刑事訴追の恐れがあるとの理由で証言拒否を繰り返す一方で、安倍晋三首相夫妻や官邸の指示は全くなかったと断言する──。その様子は1年前、理財局長時代の国会答弁のデジャヴ(既視感)のようだった。
学校法人森友学園への国有地売却に絡む文書改竄(かいざん)の責任者として、約5千万円の退職金とともに国税庁長官を辞任した佐川宣寿(のぶひさ)氏(60)。衆参両院での証人喚問では、何も解明されなかった。涙目で泥舟をこぐ佐川氏は寄りかかる大樹を探しているだけで、その視線の先に国民は映っていない。茶番はいつまで続くのか。
証人喚問翌日の3月28日には2018年度予算が参院本会議で成立した。こう安堵(あんど)する政府関係者もいた。

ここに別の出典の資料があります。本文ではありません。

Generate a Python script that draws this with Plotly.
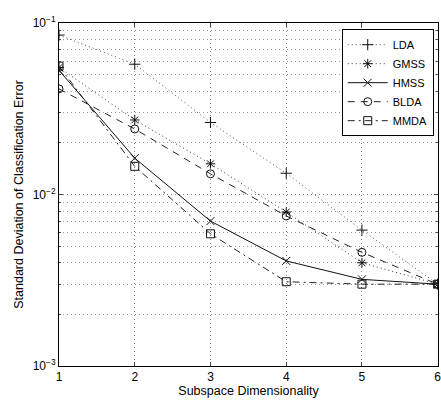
import plotly.graph_objects as go

dims = [1, 2, 3, 4, 5, 6]
lda = [0.085, 0.0575, 0.0263, 0.0133, 0.0062, 0.0030]
gmss = [0.055, 0.0272, 0.0151, 0.0079, 0.0040, 0.0030]
hmss = [0.053, 0.0163, 0.0070, 0.0041, 0.0032, 0.0030]
blda = [0.0413, 0.0241, 0.0132, 0.0075, 0.0046, 0.0030]
mmda = [0.056, 0.0146, 0.0059, 0.0031, 0.0030, 0.0030]

y_tickvals = [0.001, 0.01, 0.1]
y_ticktext = ["10<sup>−3</sup>", "10<sup>−2</sup>", "10<sup>−1</sup>"]

series = [
    ("LDA", lda, "1px,3px", "cross-thin-open", "#555555"),
    ("GMSS", gmss, "1px,3px", "asterisk-open", "#333333"),
    ("HMSS", hmss, "solid", "x-thin-open", "#111111"),
    ("BLDA", blda, "7px,6px", "circle-open", "#222222"),
    ("MMDA", mmda, "7px,4px,2px,4px", "square-open", "#222222"),
]

fig = go.Figure()
for name, vals, dash, sym, col in series:
    fig.add_trace(go.Scatter(
        x=dims, y=vals, name=name, mode="lines+markers",
        line=dict(color=col, dash=dash, width=1),
        marker=dict(symbol=sym, size=8, color="#111111",
                    line=dict(color="#111111", width=1)),
    ))

minor_vals = [m * 10 ** e for e in (-3, -2) for m in range(2, 10)]

fig.update_layout(
    width=441, height=401,
    margin=dict(l=59, r=0, t=23, b=35),
    paper_bgcolor="white", plot_bgcolor="white",
    font=dict(family="Liberation Sans, Arial, sans-serif", size=12, color="black"),
    showlegend=True,
    legend=dict(x=0.746, y=0.982, xanchor="left", yanchor="top",
                bgcolor="white", bordercolor="black", borderwidth=1,
                font=dict(size=11), itemwidth=40, tracegroupgap=0),
    xaxis=dict(
        range=[1, 6.004], tickvals=dims, ticks="inside", ticklen=4,
        ticklabeloverflow="allow",
        showline=True, linecolor="black", linewidth=1, mirror="ticks",
        showgrid=True, gridcolor="#888888", griddash="1px,3px", gridwidth=1,
        zeroline=False,
        title=dict(text="Subspace Dimensionality", font=dict(size=12.5), standoff=1),
        tickfont=dict(size=12),
    ),
    yaxis=dict(
        type="log", range=[-3, -1], tickvals=y_tickvals, ticktext=y_ticktext,
        ticks="inside", ticklen=4,
        showline=True, linecolor="black", linewidth=1, mirror="ticks",
        showgrid=True, gridcolor="#888888", griddash="1px,3px", gridwidth=1,
        minor=dict(tickvals=minor_vals, ticks="inside", ticklen=2,
                   showgrid=True, gridcolor="#999999", griddash="1px,3px", gridwidth=1),
        title=dict(text="Standard Deviation of Classification Error",
                   font=dict(size=12.5), standoff=6),
        tickfont=dict(size=12),
    ),
)

fig.write_html("out.html")
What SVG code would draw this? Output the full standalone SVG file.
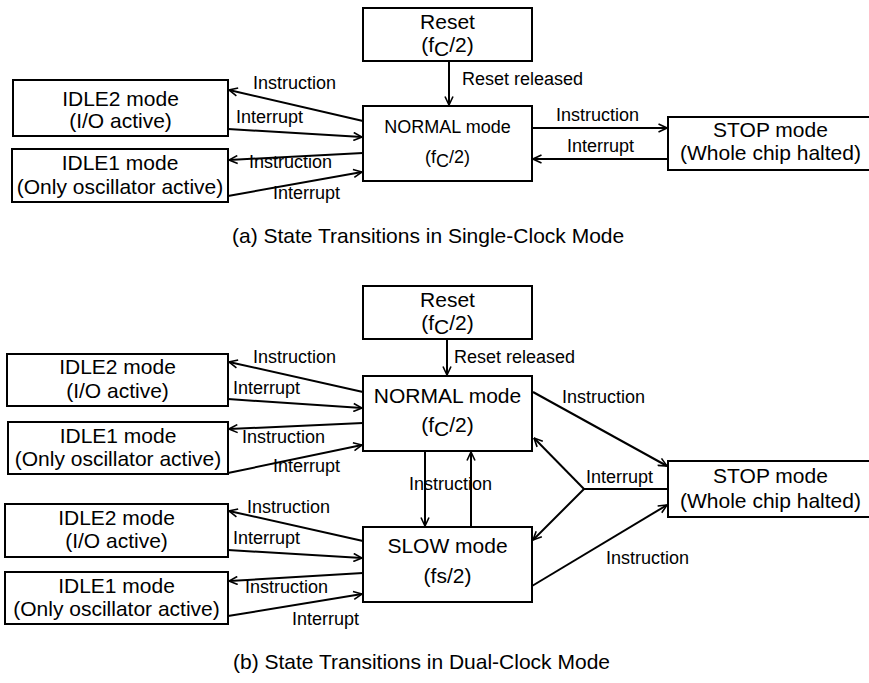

「予算が通ってしばらく凪(なぎ)になる。佐川氏が全部背負ってくれたお陰で麻生太郎財務相延命の目も出てきた。ただし危機感はあるので4月に局面打開策として内閣改造の可能性はある」
野党6党は安倍昭恵首相夫人や経済産業省から夫人付政府職員として派遣されていた谷査恵子氏の証人喚問を今後も求める方針を確認し、衆参予算委員会の集中審議の開催も求めているが、与党はいずれにも応じない姿勢。4月中旬には安倍首相が訪米してトランプ大統領と会談、5月には日中韓首脳会談と訪ロしてのプーチン大統領との会談と、外交日程が続く。
しかし、そもそも改竄前の文書が広く周知されたら、首相夫妻や官邸が売却に関与していたことを印象づける可能性が濃厚だったからこそ、エリート官僚が刑事罰に問われかねない文書改竄に手を染めたのではないか。市井の隅々まで浸透しているこの疑念は佐川氏の喚問でしぼむどころか、針先が触れたら破裂寸前にまで膨張してしまった。
佐川氏は法外に安い売却で国に最大約8億円相当の損害を与えた背任に絡む証拠隠滅容疑で告発され、捜査を進める大阪地検特捜部は近く佐川氏を事情聴取するとみられている。だが、年度末の官公庁の異動の混乱を避けるため、4月中旬まで後ろ倒しになりそうだ。そしてそもそも、特捜部と国税庁との密接な関係性を危惧する声もある。